How many points necessary for standard deviation?

1.9k Views Asked by At

First off, I'm not a mathematician, and never took statistics in college, what I know about standard deviation I've learned in the past few weeks, so be gentle...

I'm working on a piece of software that calculates the standard deviation of the concentration of oxygen in a sample of water over time. I'm using a rolling numerical array of 600 doubles taken at 1 second intervals (10 minutes of data). By rolling array I mean that over time as the array fills, I increment a counter until it hits the limit of the array (600 elements), and then I reset the counter to zero to begin overwriting previous elements in the array. In this manner, as the percent oxygen settles out, the standard deviation drops over time. When the σ gets to the required level, the oxygen sensor takes a reading on the concentration of oxygen and then moves on to the next gas point.

My question is: am I taking too many points? It can take a very long time for the σ to drop to the level requested for the experiment before taking a calibration reading at that gas point. Because it takes so long, I'm actually allowing the software to move to the next point when the σ is an order of magnitude greater than requested (σ = 0.02 vs σ = 0.002).

If I reduce the number of elements in the array, I think the calculation would move much faster because there are simply fewer elements to calculate and the resultant dataset is smaller to manipulate.

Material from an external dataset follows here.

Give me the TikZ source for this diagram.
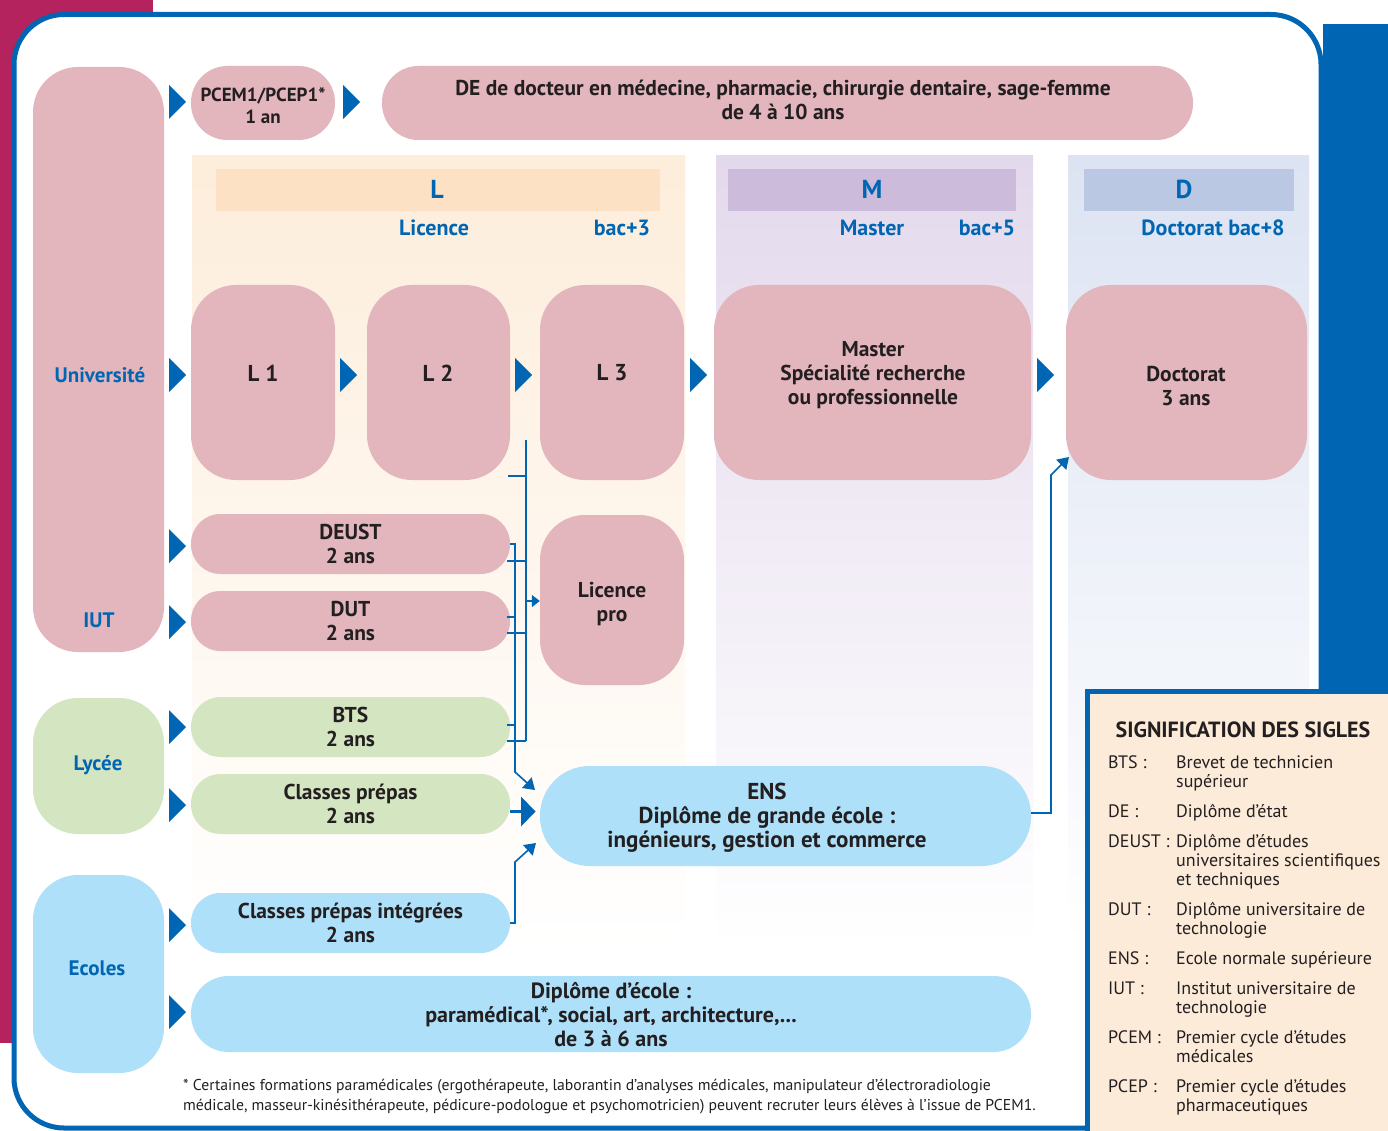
\documentclass[tikz,border=0pt]{standalone}
\usepackage{fontspec}
\setmainfont{PT Sans}
\usetikzlibrary{arrows.meta,calc}
\definecolor{bl}{HTML}{0066B3}
\definecolor{mag}{HTML}{B5235E}
\definecolor{pk}{HTML}{E3B6BE}
\definecolor{gr}{HTML}{D4E6C1}
\definecolor{lb}{HTML}{AEE0F9}
\definecolor{txt}{HTML}{231F20}
\definecolor{lcol}{HTML}{FDEDDB}
\definecolor{lhead}{HTML}{FDE1C4}
\definecolor{mcol}{HTML}{E3D9EC}
\definecolor{mhead}{HTML}{CCBBDA}
\definecolor{dcol}{HTML}{DCE3F2}
\definecolor{dhead}{HTML}{BBC8E3}
\definecolor{leg}{HTML}{FDEBD9}
\tikzset{arrtri/.pic={\fill[bl] (-8.5,-17) -- (8.5,0) -- (-8.5,17) -- cycle;}}
\begin{document}
\begin{tikzpicture}[x=1pt,y=-1pt,
  box/.style={rectangle, inner sep=0pt, align=center, text=txt, font=\bfseries\fontsize{21.5}{24}\selectfont},
  lbl/.style={text=bl, inner sep=0pt, font=\bfseries\fontsize{21}{24}\selectfont},
  big/.style={text=txt, inner sep=0pt, font=\bfseries\fontsize{23}{24}\selectfont},
  conn/.style={draw=bl, line width=1.6pt},
  tipend/.style={-{Triangle[length=11pt,width=14pt]}},
  tipsmall/.style={-{Triangle[length=8pt,width=12pt]}}]
\useasboundingbox (0,0) rectangle (1388,1131);
% background bands
\fill[mag] (0,0) rectangle (153,1043);
\fill[bl] (1323,24) rectangle (1388,694);
\draw[bl, line width=5pt, fill=white, rounded corners=50pt] (14,14.5) rectangle (1321,1128);
% columns
\shade[top color=lcol, bottom color=white] (192,156) rectangle (685,945);
\shade[top color=mcol, bottom color=white] (716,156) rectangle (1033,945);
\shade[top color=dcol, bottom color=white] (1068,156) rectangle (1309,945);
\fill[lhead] (216,169) rectangle (660,211);
\fill[mhead] (728,169) rectangle (1016,211);
\fill[dhead] (1084,169) rectangle (1294,211);
\node[lbl, font=\bfseries\fontsize{26}{26}\selectfont] (hL) at (437,189) {L};
\node[lbl, font=\bfseries\fontsize{26}{26}\selectfont] (hM) at (872,189) {M};
\node[lbl, font=\bfseries\fontsize{26}{26}\selectfont] (hD) at (1184,189) {D};
\node[lbl, font=\bfseries\fontsize{22}{24}\selectfont] (sL) at (434,228) {Licence};
\node[lbl, font=\bfseries\fontsize{22}{24}\selectfont] (bL) at (622,228) {bac+3};
\node[lbl, font=\bfseries\fontsize{22}{24}\selectfont] (sM) at (872,228) {Master};
\node[lbl, font=\bfseries\fontsize{22}{24}\selectfont] (bM) at (987,228) {bac+5};
\node[lbl, font=\bfseries\fontsize{22}{24}\selectfont] (sD) at (1213,228) {Doctorat bac+8};
% left column
\node[box, fill=pk, minimum width=131pt, minimum height=585pt, rounded corners=45pt] (univ) at (98.5,359.5) {};
\node[lbl] (univt) at (100,375) {Université};
\node[lbl] (iutt) at (99,620) {IUT};
\node[box, fill=gr, minimum width=131pt, minimum height=136pt, rounded corners=45pt] (lycee) at (98.5,766) {};
\node[lbl] (lyceet) at (98,765) {Lycée};
\node[box, fill=lb, minimum width=131pt, minimum height=198pt, rounded corners=45pt] (ecoles) at (98.5,974) {};
\node[lbl] (ecolest) at (97,968) {Ecoles};
% top row
\node[box, fill=pk, minimum width=144pt, minimum height=74pt, rounded corners=36.5pt] (pcem) at (263,103) {};
\node[box, font=\bfseries\fontsize{19}{22}\selectfont] (pcemt) at (263,106) {PCEM1/PCEP1*\\1 an};
\node[box, fill=pk, minimum width=811pt, minimum height=74pt, rounded corners=36.5pt] (de) at (787.5,103) {};
\node[box] (det) at (783,100) {DE de docteur en médecine, pharmacie, chirurgie dentaire, sage-femme\\de 4 à 10 ans};
% LMD row
\node[box, fill=pk, minimum width=144pt, minimum height=195pt, rounded corners=45pt] (l1) at (263,382.5) {};
\node[box, fill=pk, minimum width=143pt, minimum height=195pt, rounded corners=45pt] (l2) at (438.5,382.5) {};
\node[box, fill=pk, minimum width=144pt, minimum height=195pt, rounded corners=45pt] (l3) at (612,382.5) {};
\node[box, fill=pk, minimum width=317pt, minimum height=195pt, rounded corners=45pt] (master) at (872.5,382.5) {};
\node[box, fill=pk, minimum width=241pt, minimum height=195pt, rounded corners=45pt] (doct) at (1186.5,382.5) {};
\node[big] (l1t) at (263,373) {L 1};
\node[big] (l2t) at (438,373) {L 2};
\node[big] (l3t) at (612,373) {L 3};
\node[box] (mastert) at (873,375) {Master\\Spécialité recherche\\ou professionnelle};
\node[box] (doctt) at (1186,386) {Doctorat\\3 ans};
% two-year rows
\node[box, fill=pk, minimum width=319pt, minimum height=60pt, rounded corners=29.5pt] (deust) at (350.5,544) {DEUST\\2 ans};
\node[box, fill=pk, minimum width=319pt, minimum height=60pt, rounded corners=29.5pt] (dut) at (350.5,621) {DUT\\2 ans};
\node[box, fill=gr, minimum width=319pt, minimum height=60pt, rounded corners=29.5pt] (bts) at (350.5,727) {BTS\\2 ans};
\node[box, fill=gr, minimum width=319pt, minimum height=60pt, rounded corners=29.5pt] (cp) at (350.5,804) {Classes prépas\\2 ans};
\node[box, fill=lb, minimum width=319pt, minimum height=60pt, rounded corners=29.5pt] (cpi) at (350.5,923) {Classes prépas intégrées\\2 ans};
\node[box, fill=pk, minimum width=144pt, minimum height=170pt, rounded corners=45pt] (lpro) at (612,600) {};
\node[box] (lprot) at (612,604) {Licence\\pro};
\node[box, fill=lb, minimum width=491pt, minimum height=100pt, rounded corners=49.5pt] (ens) at (785.5,816) {};
\node[box, font=\bfseries\fontsize{23}{24}\selectfont] (enst) at (767,818) {ENS\\Diplôme de grande école :\\ingénieurs, gestion et commerce};
\node[box, fill=lb, minimum width=840pt, minimum height=76pt, rounded corners=37.5pt] (dip) at (611,1014) {};
\node[box, font=\bfseries\fontsize{22}{24}\selectfont] (dipt) at (611,1015) {Diplôme d’école :\\paramédical*, social, art, architecture,...\\de 3 à 6 ans};
% big triangles
\pic at (177.5,102) {arrtri};
\pic at (351.5,102) {arrtri};
\pic at (177.5,375) {arrtri};
\pic at (348.5,375) {arrtri};
\pic at (523.5,375) {arrtri};
\pic at (698.5,375) {arrtri};
\pic at (1045.5,375) {arrtri};
\pic at (177.5,546) {arrtri};
\pic at (177.5,622) {arrtri};
\pic at (177.5,727) {arrtri};
\pic at (177.5,805) {arrtri};
\pic at (177.5,925) {arrtri};
\pic at (177.5,1012) {arrtri};
% connectors
\draw[conn] (525.7,440) -- (525.7,741);
\draw[conn] (508,476) -- (525.7,476);
\draw[conn] (507,561) -- (525.7,561);
\draw[conn] (507,633) -- (525.7,633);
\draw[conn] (507,741) -- (525.7,741);
\draw[conn, tipsmall] (525.7,601) -- (lpro.west |- 0,601);
\draw[conn, tipend] (deust.east) -- (515,544) -- (515,772) -- (535,790);
\draw[conn] (507,617) -- (515,617);
\draw[conn] (507,725) -- (515,725);
\draw[conn, line width=3pt] (cp.east |- 0,811) -- (522,811);
\fill[bl] (521,796.5) -- (535.5,811.5) -- (521,826.5) -- cycle;
\draw[conn, tipend] (cpi.east) -- (515,923) -- (515,862) -- (536,843);
\draw[conn, tipend] (ens.east |- 0,813) -- (1051,813) -- (1051,475) -- (1069,457);
% legend
\draw[bl, line width=5pt, fill=leg] (1087.5,691.5) rectangle (1400,1140);
\node[text=txt, inner sep=0pt, font=\bfseries\fontsize{22}{22}\selectfont] (legt) at (1243,730) {SIGNIFICATION DES SIGLES};
\node[anchor=north west, inner sep=0pt, text=txt, font=\fontsize{18}{19}\selectfont] (legb) at (1108,755) {%
\begin{tabular}{@{}p{68pt}@{}l@{}}
BTS : & Brevet de technicien\\
 & supérieur\\[11pt]
DE : & Diplôme d’état\\[11pt]
DEUST : & Diplôme d’études\\
 & universitaires scientifiques\\
 & et techniques\\[11pt]
DUT : & Diplôme universitaire de\\
 & technologie\\[11pt]
ENS : & Ecole normale supérieure\\[11pt]
IUT : & Institut universitaire de\\
 & technologie\\[11pt]
PCEM : & Premier cycle d’études\\
 & médicales\\[11pt]
PCEP : & Premier cycle d’études\\
 & pharmaceutiques
\end{tabular}};
% footnote
\node[anchor=west, align=left, inner sep=0pt, text=txt, font=\fontsize{15.7}{20}\selectfont] (fn) at (183,1097) {* Certaines formations paramédicales (ergothérapeute, laborantin d'analyses médicales, manipulateur d'électroradiologie\\médicale, masseur-kinésithérapeute, pédicure-podologue et psychomotricien) peuvent recruter leurs élèves à l’issue de PCEM1.};
\end{tikzpicture}
\end{document}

The software doesn't care what size the array is, it just calculates whatever size array is passed to it. Would reducing the number of elements in the array reduce the accuracy of the calculation significantly? Basically trading accuracy for speed?

For the piece of software I'm using to calculate standard deviation, you can find it here: http://www.devx.com/vb2themax/Tip/19007. It's been slightly modified from this example, but not very much:

Function ArrayStdDev(arr As Variant, Optional SampleStdDev As Boolean = True, _
Optional IgnoreEmpty As Boolean = True) As Double
Dim sum As Double
Dim sumSquare As Double
Dim value As Double
Dim count As Long
Dim Index As Long

' evaluate sum of values
' if arr isn't an array, the following statement raises an error
For Index = LBound(arr) To UBound(arr)
    value = arr(Index)
    ' skip over non-numeric values
    If value <> 0 Then
        ' add to the running total
        count = count + 1
        sum = sum + value
        sumSquare = sumSquare + value * value
     End If
Next

' evaluate the result
' use (Count-1) if evaluating the standard deviation of a sample
If count < 2 Then
ArrayStdDev = -9.99999

ElseIf SampleStdDev Then
    ArrayStdDev = Sqr((sumSquare - (sum * sum / count)) / (count - 1))
Else
    ArrayStdDev = Sqr((sumSquare - (sum * sum / count)) / count)
End If

End Function

I hope I've asked an answerable question and appreciate any insight offered.

1

There are 1 best solutions below

0
On BEST ANSWER

Based on the various suggestions in the comments above, I reduced the number of elements in the array from 600 to 200. Empirical testing showed me that anything below 200 and the calculation spanned too short of a sample and the accurate sensor would be triggered too soon (before the ml/L of oxygen measured σ had settled enough for it to be an accurate measurement). This cascaded into modifying a number of other parameters for the water bath to accommodate the changes. This wasn't unexpected, we are after all, in the experimental stages of this new type of calibration. Thanks to the suggestions provided by you guys we're now in the tweaking part of the experiment, instead of the "why isn't this working right part".

So the answer to my question seems to be "200". I was hoping for 42...